▸ Task brief
Go through the data and copy every line exactly, but not the images.

╭─ Material

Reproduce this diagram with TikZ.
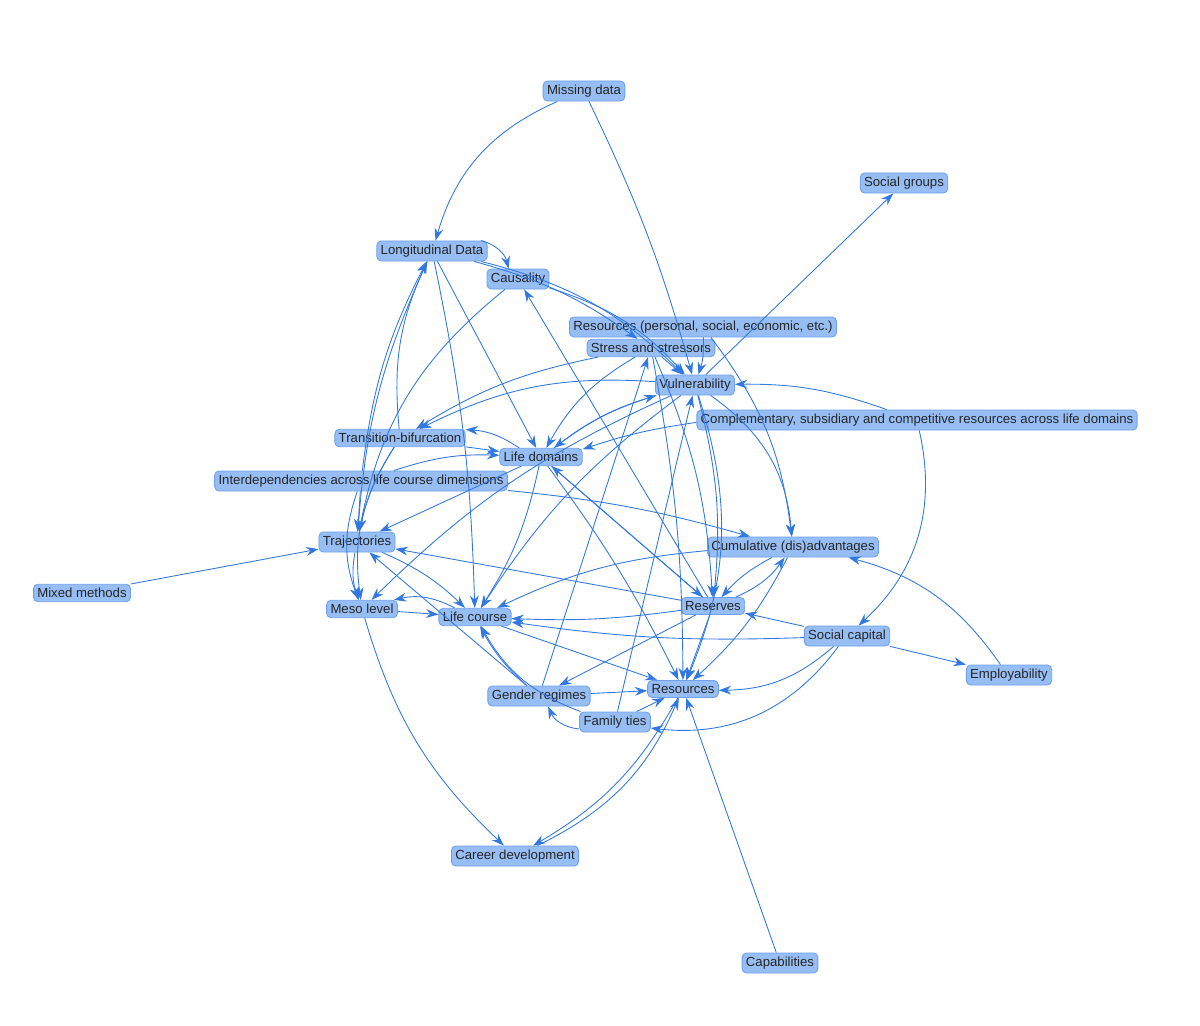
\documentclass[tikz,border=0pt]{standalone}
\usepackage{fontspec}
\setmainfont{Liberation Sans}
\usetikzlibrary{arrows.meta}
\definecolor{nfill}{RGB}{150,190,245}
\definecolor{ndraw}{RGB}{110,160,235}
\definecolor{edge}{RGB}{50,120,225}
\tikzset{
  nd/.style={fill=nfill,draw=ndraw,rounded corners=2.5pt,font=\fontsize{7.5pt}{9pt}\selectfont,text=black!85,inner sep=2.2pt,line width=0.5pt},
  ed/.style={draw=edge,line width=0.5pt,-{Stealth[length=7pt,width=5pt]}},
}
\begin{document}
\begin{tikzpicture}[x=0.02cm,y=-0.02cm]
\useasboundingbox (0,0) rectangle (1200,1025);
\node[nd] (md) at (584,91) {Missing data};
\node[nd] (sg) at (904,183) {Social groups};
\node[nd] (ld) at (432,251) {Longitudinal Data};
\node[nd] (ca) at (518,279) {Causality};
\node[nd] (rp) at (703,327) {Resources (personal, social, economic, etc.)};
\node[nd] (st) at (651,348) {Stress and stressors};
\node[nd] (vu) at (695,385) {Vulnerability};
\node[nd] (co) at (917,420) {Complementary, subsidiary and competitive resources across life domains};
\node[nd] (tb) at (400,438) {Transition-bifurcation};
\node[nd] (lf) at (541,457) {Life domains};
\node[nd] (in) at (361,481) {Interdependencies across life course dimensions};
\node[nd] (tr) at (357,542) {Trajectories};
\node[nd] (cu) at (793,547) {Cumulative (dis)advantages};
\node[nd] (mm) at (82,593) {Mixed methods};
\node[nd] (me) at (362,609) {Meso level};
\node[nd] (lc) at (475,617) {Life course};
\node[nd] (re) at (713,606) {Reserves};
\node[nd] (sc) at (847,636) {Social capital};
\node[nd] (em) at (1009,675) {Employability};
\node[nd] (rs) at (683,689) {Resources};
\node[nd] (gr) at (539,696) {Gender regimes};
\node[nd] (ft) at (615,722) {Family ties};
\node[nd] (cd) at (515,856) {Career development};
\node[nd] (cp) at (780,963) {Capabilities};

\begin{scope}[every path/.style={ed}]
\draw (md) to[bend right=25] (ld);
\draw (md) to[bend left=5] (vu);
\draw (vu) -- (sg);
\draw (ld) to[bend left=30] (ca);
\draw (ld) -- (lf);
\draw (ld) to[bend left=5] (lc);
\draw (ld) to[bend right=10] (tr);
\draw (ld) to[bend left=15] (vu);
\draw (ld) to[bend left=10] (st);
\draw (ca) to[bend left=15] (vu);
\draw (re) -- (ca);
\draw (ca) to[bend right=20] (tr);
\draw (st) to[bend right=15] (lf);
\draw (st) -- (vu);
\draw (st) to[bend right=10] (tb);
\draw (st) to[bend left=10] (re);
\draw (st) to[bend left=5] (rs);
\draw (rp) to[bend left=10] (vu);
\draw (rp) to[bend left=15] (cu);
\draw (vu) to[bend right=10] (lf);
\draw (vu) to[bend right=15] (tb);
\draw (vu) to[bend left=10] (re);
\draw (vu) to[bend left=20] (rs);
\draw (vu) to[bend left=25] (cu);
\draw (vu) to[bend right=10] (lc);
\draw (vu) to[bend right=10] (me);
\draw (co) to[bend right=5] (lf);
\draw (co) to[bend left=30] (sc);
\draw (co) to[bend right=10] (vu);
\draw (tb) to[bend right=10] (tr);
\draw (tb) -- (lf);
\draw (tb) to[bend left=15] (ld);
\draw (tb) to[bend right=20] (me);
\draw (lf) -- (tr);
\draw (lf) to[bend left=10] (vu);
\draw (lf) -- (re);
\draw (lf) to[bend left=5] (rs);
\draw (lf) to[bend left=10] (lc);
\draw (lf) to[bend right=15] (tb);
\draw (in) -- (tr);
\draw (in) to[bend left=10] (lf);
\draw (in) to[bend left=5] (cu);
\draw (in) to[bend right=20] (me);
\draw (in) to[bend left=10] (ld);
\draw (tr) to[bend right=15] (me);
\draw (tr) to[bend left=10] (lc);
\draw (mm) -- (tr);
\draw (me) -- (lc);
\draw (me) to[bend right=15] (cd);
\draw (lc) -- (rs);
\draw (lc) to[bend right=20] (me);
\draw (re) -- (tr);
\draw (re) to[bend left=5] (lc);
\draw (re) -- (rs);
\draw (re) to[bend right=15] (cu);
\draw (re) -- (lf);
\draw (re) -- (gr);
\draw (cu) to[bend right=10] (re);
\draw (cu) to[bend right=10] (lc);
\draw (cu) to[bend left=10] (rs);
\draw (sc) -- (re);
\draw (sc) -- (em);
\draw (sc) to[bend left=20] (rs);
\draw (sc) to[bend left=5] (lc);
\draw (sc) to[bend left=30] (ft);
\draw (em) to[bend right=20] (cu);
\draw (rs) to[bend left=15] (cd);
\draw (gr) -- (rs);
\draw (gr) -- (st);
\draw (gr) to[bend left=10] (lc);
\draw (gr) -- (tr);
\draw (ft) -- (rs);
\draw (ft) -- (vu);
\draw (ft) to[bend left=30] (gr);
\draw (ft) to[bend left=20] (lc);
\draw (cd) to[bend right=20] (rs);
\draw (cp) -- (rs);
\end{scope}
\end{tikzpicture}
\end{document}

╰─

▸ The response
Reproduce this diagram with TikZ.
\documentclass[tikz,border=0pt]{standalone}
\usepackage{fontspec}
\setmainfont{Liberation Sans}
\usetikzlibrary{arrows.meta}
\definecolor{nfill}{RGB}{150,190,245}
\definecolor{ndraw}{RGB}{110,160,235}
\definecolor{edge}{RGB}{50,120,225}
\tikzset{
  nd/.style={fill=nfill,draw=ndraw,rounded corners=2.5pt,font=\fontsize{7.5pt}{9pt}\selectfont,text=black!85,inner sep=2.2pt,line width=0.5pt},
  ed/.style={draw=edge,line width=0.5pt,-{Stealth[length=7pt,width=5pt]}},
}
\begin{document}
\begin{tikzpicture}[x=0.02cm,y=-0.02cm]
\useasboundingbox (0,0) rectangle (1200,1025);
\node[nd] (md) at (584,91) {Missing data};
\node[nd] (sg) at (904,183) {Social groups};
\node[nd] (ld) at (432,251) {Longitudinal Data};
\node[nd] (ca) at (518,279) {Causality};
\node[nd] (rp) at (703,327) {Resources (personal, social, economic, etc.)};
\node[nd] (st) at (651,348) {Stress and stressors};
\node[nd] (vu) at (695,385) {Vulnerability};
\node[nd] (co) at (917,420) {Complementary, subsidiary and competitive resources across life domains};
\node[nd] (tb) at (400,438) {Transition-bifurcation};
\node[nd] (lf) at (541,457) {Life domains};
\node[nd] (in) at (361,481) {Interdependencies across life course dimensions};
\node[nd] (tr) at (357,542) {Trajectories};
\node[nd] (cu) at (793,547) {Cumulative (dis)advantages};
\node[nd] (mm) at (82,593) {Mixed methods};
\node[nd] (me) at (362,609) {Meso level};
\node[nd] (lc) at (475,617) {Life course};
\node[nd] (re) at (713,606) {Reserves};
\node[nd] (sc) at (847,636) {Social capital};
\node[nd] (em) at (1009,675) {Employability};
\node[nd] (rs) at (683,689) {Resources};
\node[nd] (gr) at (539,696) {Gender regimes};
\node[nd] (ft) at (615,722) {Family ties};
\node[nd] (cd) at (515,856) {Career development};
\node[nd] (cp) at (780,963) {Capabilities};

\begin{scope}[every path/.style={ed}]
\draw (md) to[bend right=25] (ld);
\draw (md) to[bend left=5] (vu);
\draw (vu) -- (sg);
\draw (ld) to[bend left=30] (ca);
\draw (ld) -- (lf);
\draw (ld) to[bend left=5] (lc);
\draw (ld) to[bend right=10] (tr);
\draw (ld) to[bend left=15] (vu);
\draw (ld) to[bend left=10] (st);
\draw (ca) to[bend left=15] (vu);
\draw (re) -- (ca);
\draw (ca) to[bend right=20] (tr);
\draw (st) to[bend right=15] (lf);
\draw (st) -- (vu);
\draw (st) to[bend right=10] (tb);
\draw (st) to[bend left=10] (re);
\draw (st) to[bend left=5] (rs);
\draw (rp) to[bend left=10] (vu);
\draw (rp) to[bend left=15] (cu);
\draw (vu) to[bend right=10] (lf);
\draw (vu) to[bend right=15] (tb);
\draw (vu) to[bend left=10] (re);
\draw (vu) to[bend left=20] (rs);
\draw (vu) to[bend left=25] (cu);
\draw (vu) to[bend right=10] (lc);
\draw (vu) to[bend right=10] (me);
\draw (co) to[bend right=5] (lf);
\draw (co) to[bend left=30] (sc);
\draw (co) to[bend right=10] (vu);
\draw (tb) to[bend right=10] (tr);
\draw (tb) -- (lf);
\draw (tb) to[bend left=15] (ld);
\draw (tb) to[bend right=20] (me);
\draw (lf) -- (tr);
\draw (lf) to[bend left=10] (vu);
\draw (lf) -- (re);
\draw (lf) to[bend left=5] (rs);
\draw (lf) to[bend left=10] (lc);
\draw (lf) to[bend right=15] (tb);
\draw (in) -- (tr);
\draw (in) to[bend left=10] (lf);
\draw (in) to[bend left=5] (cu);
\draw (in) to[bend right=20] (me);
\draw (in) to[bend left=10] (ld);
\draw (tr) to[bend right=15] (me);
\draw (tr) to[bend left=10] (lc);
\draw (mm) -- (tr);
\draw (me) -- (lc);
\draw (me) to[bend right=15] (cd);
\draw (lc) -- (rs);
\draw (lc) to[bend right=20] (me);
\draw (re) -- (tr);
\draw (re) to[bend left=5] (lc);
\draw (re) -- (rs);
\draw (re) to[bend right=15] (cu);
\draw (re) -- (lf);
\draw (re) -- (gr);
\draw (cu) to[bend right=10] (re);
\draw (cu) to[bend right=10] (lc);
\draw (cu) to[bend left=10] (rs);
\draw (sc) -- (re);
\draw (sc) -- (em);
\draw (sc) to[bend left=20] (rs);
\draw (sc) to[bend left=5] (lc);
\draw (sc) to[bend left=30] (ft);
\draw (em) to[bend right=20] (cu);
\draw (rs) to[bend left=15] (cd);
\draw (gr) -- (rs);
\draw (gr) -- (st);
\draw (gr) to[bend left=10] (lc);
\draw (gr) -- (tr);
\draw (ft) -- (rs);
\draw (ft) -- (vu);
\draw (ft) to[bend left=30] (gr);
\draw (ft) to[bend left=20] (lc);
\draw (cd) to[bend right=20] (rs);
\draw (cp) -- (rs);
\end{scope}
\end{tikzpicture}
\end{document}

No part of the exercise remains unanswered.